I do hope that it will lead to something positive – censorship is a big, big issue and I understand that it would be shocking for [MTW] and a line was drawn. As long as that results in a positive outcome, the Opera world not just MTW, making conscious informed decisions as to what they are programming and how they cast. Making time to get to know and reach out to POC singers and artists who are out there and have long been sidelined to the Chorus roles. That’s really important and sometimes it has to take a shocking incident to make a positive change – just a flutter in the newspaper might have been passed over.
The Space, a digital development agency supporting the arts and cultural sector.
The Space runs a commissioning strand for arts organisations including online audience development. MTW applied for support around their approach to social content production and strategy, focused on marketing the then upcoming show ‘The Golden Dragon’. The Space provided associate resource to advise MTW on the development of social marketing plans then also provided advice to the organisation when asked following the online criticism of The Golden Dragon. Here are their reflections.

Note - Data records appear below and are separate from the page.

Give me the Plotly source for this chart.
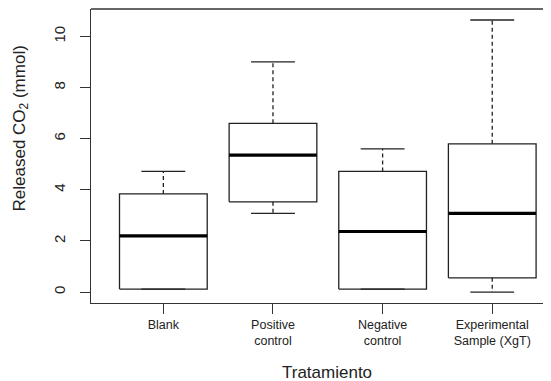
import plotly.graph_objects as go

categories = ["Blank", "Positive<br>control", "Negative<br>control", "Experimental<br>Sample (XgT)"]
lower_whisker = [0.12, 3.08, 0.12, 0.0]
q1 = [0.12, 3.53, 0.12, 0.56]
median = [2.2, 5.36, 2.37, 3.08]
q3 = [3.84, 6.6, 4.72, 5.8]
upper_whisker = [4.72, 9.0, 5.6, 10.64]
y_ticks = [0, 2, 4, 6, 8, 10]

BOX_HALF = 0.4
CAP_HALF = 0.2
LINE_COL = "#222222"

fig = go.Figure()
for i in range(len(categories)):
    x = i + 1
    # box
    fig.add_trace(go.Scatter(
        x=[x - BOX_HALF, x + BOX_HALF, x + BOX_HALF, x - BOX_HALF, x - BOX_HALF],
        y=[q1[i], q1[i], q3[i], q3[i], q1[i]],
        mode="lines", line=dict(color=LINE_COL, width=1.3),
        showlegend=False, hoverinfo="skip"))
    # median
    fig.add_trace(go.Scatter(
        x=[x - BOX_HALF, x + BOX_HALF], y=[median[i], median[i]],
        mode="lines", line=dict(color="black", width=3.2),
        showlegend=False, hoverinfo="skip"))
    # whiskers (dashed)
    fig.add_trace(go.Scatter(
        x=[x, x, None, x, x],
        y=[q3[i], upper_whisker[i], None, q1[i], lower_whisker[i]],
        mode="lines", line=dict(color=LINE_COL, width=1.3, dash="4px,3px"),
        showlegend=False, hoverinfo="skip"))
    # caps
    fig.add_trace(go.Scatter(
        x=[x - CAP_HALF, x + CAP_HALF, None, x - CAP_HALF, x + CAP_HALF],
        y=[upper_whisker[i], upper_whisker[i], None, lower_whisker[i], lower_whisker[i]],
        mode="lines", line=dict(color=LINE_COL, width=1.3),
        showlegend=False, hoverinfo="skip"))

# page body has an 8px default margin, so the figure is 8px smaller and shifted
fig.update_layout(
    template="none",
    width=543, height=373,
    margin=dict(l=82.5, r=0, t=1, b=78, autoexpand=False),
    plot_bgcolor="white", paper_bgcolor="white",
    font=dict(family="Liberation Sans, Arial, sans-serif", color="#222222"),
    xaxis=dict(range=[0.34, 4.536], tickmode="array", tickvals=[1, 2, 3, 4],
               ticktext=categories, ticks="outside", ticklen=10, tickwidth=1.2,
               tickcolor="#333333", showline=True, linecolor="#333333", linewidth=1.3,
               showgrid=False, zeroline=False, tickfont=dict(size=12.5),
               automargin=False),
    yaxis=dict(range=[-0.4256, 11.07], tickmode="array", tickvals=y_ticks,
               ticks="outside", ticklen=10, tickwidth=1.2, tickcolor="#333333",
               showline=True, linecolor="#333333", linewidth=1.3,
               showgrid=False, zeroline=False, tickangle=-90, tickfont=dict(size=15),
               ticklabelstandoff=9, automargin=False),
    shapes=[dict(type="line", xref="paper", yref="paper", x0=0, x1=1, y0=1, y1=1,
                 line=dict(color="#333333", width=1.3))],
    annotations=[
        dict(text="Released CO<sub>2</sub> (mmol)", textangle=-90, xref="paper", yref="paper",
             x=0, y=0.592, xanchor="center", yanchor="middle", xshift=-70.5,
             showarrow=False, font=dict(size=17)),
        dict(text="Tratamiento", xref="paper", yref="paper", x=(327 - 90.5) / 460.5, y=0,
             xanchor="center", yanchor="middle", yshift=-69, showarrow=False,
             font=dict(size=17)),
    ],
)

fig.write_html("out.html")
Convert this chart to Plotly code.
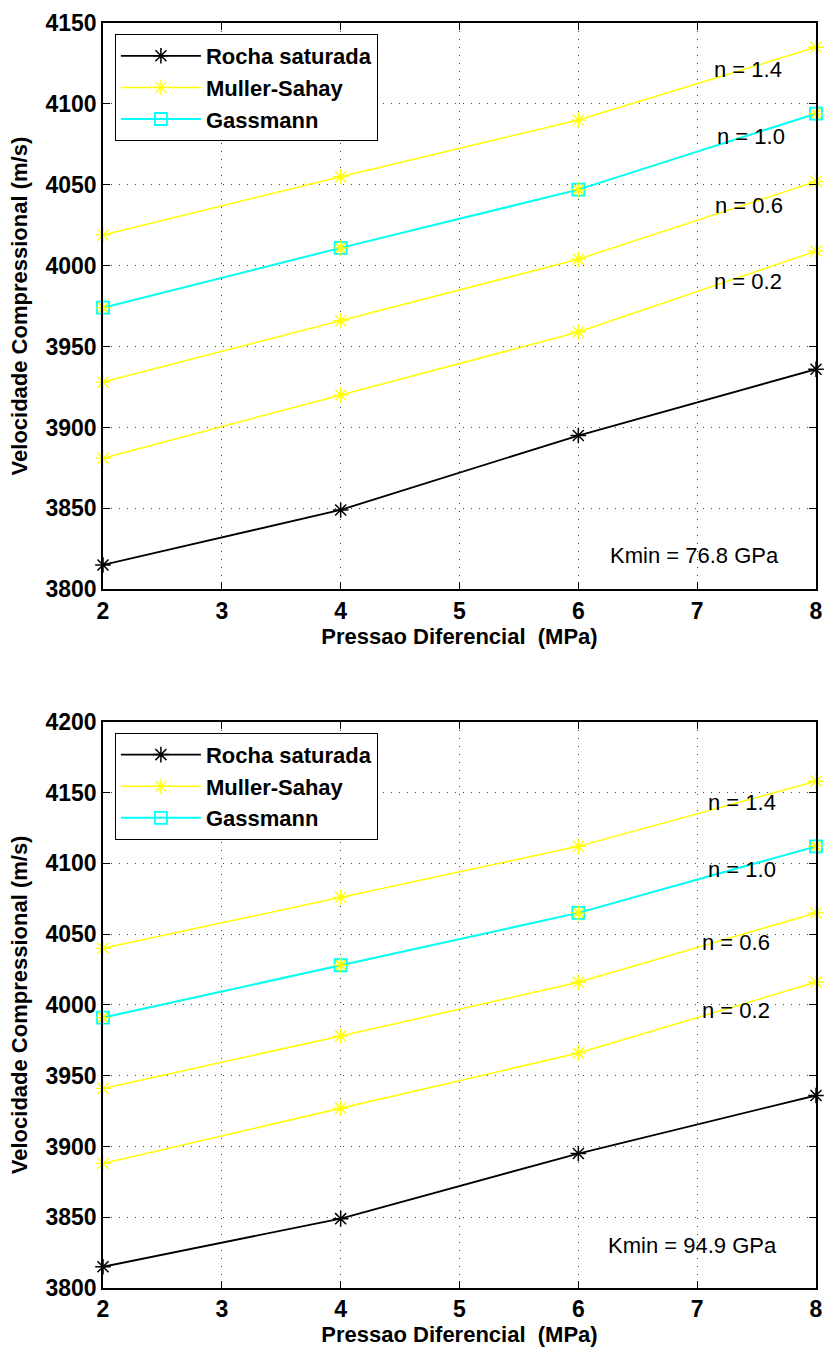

Online platforms can liberate productions from physical constraints and engage audiences in large numbers. But with that visibility comes much greater scrutiny and the challenge that our work is not always experienced in the context it is intended e.g. on stage. Understanding the power and importance of audiences on social platforms is key. Careful consideration needs to be given to how work is presented, with no assumptions made about people’s existing understanding of the intention or the work itself. We always advise organisations to see online content as part of the overall audience experience, and to use social media platforms to understand the concerns and sensitivities of the people and cultures touched on by a work of art.
In the case of The Golden Dragon, this was clearly a serious issue. When MTW asked The Space for advice we suggested a direct conversation with the main critics online to really understand the issues and encourage a two-way conversation. We also recommended publishing a statement which clearly recognised the issues and what the organisation intended to do as a result. MTW did eventually put out such a statement and also directly messaged those people and offered to meet them and it really helped that people felt heard. All this did happen, but it took a bit of time.
Social media storms are a strong reminder both of the reach of these platforms and how quickly issues can escalate. We are all learning how to navigate feedback and online conversations, but getting to the root of any negative feedback quickly and addressing it is really important. We need to learn from experiences and adapt, to be open to those who want to engage with our work and take the appropriate action quickly. It does take time and effort, and we don’t have to keep responding to people who clearly just want to attack without any meaningful two-way conversation. But, as MTW have shown, some honest conversations can be really useful for future work.